A replevin plaintiff must prove he is (1) lawfully entitled to possession of property, (2) the defendant wrongfully detains the property and (3) refuses to deliver the possession of the property to the plaintiff.

“Wrongful” in the replevin context doesn’t mean immoral or “bad.”  It’s wrongful in the legal sense; meaning one person has a superior right to an object over the other.

Normally, the replevin plaintiff must make a demand for return of the item.  However, where a demand would be pointless (“demand futility”), the plaintiff is excused from the demand requirement.

The Second District described an engagement ring as a gift in contemplation of marriage.  The plaintiff here bought the ring to induce defendant to marry him.  The gift of the ring was contingent on defendant following through with the marriage.  Since defendant was the one that terminated the engagement, the contingency (marriage) didn’t occur and defendant no longer had a claim to the ring: “the party who fails to perform on the condition of the gift has no right to property acquired under such pretenses.”

The court then rejected the defendant’s argument that plaintiff’s infidelity was the reason for the break-up.  Delving into fault-based inquiries, the court said, would mire it in examining parties’ subjective motivations as opposed to objectively deciding who has a better claim to possession of an object.
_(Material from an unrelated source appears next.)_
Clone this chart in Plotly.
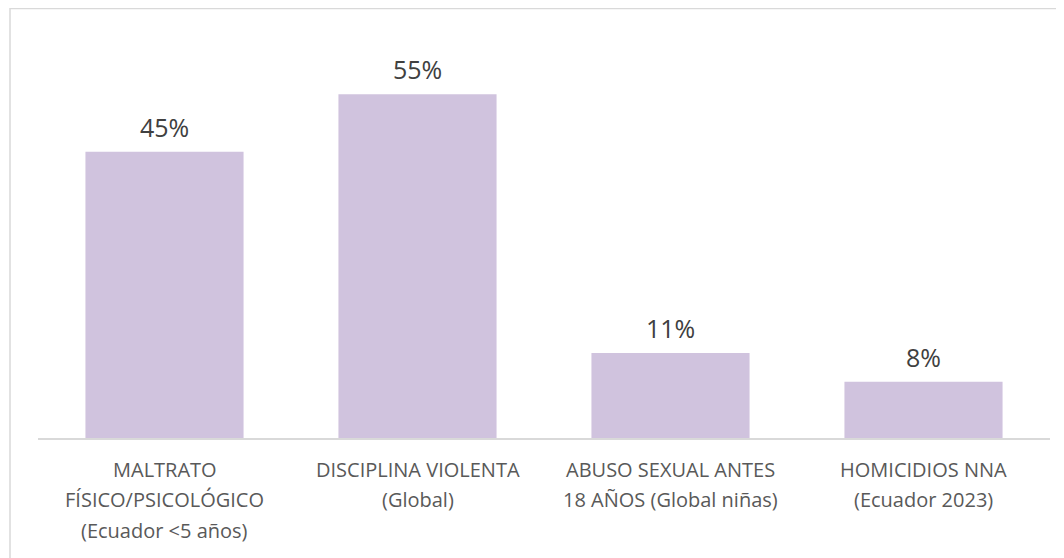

– Replevin is narrowly focused on the question of a party’s right to possession;

– The replevin calculus doesn’t concern itself with questions of who’s at fault or the cause of a dispute;

– Occasionally,  where there is fraud or unjust enrichment, equitable considerations can factor in a replevin case.  Here, however, since the plaintiff paid for the ring, there was no unjust enrichment in allowing him to reclaim it.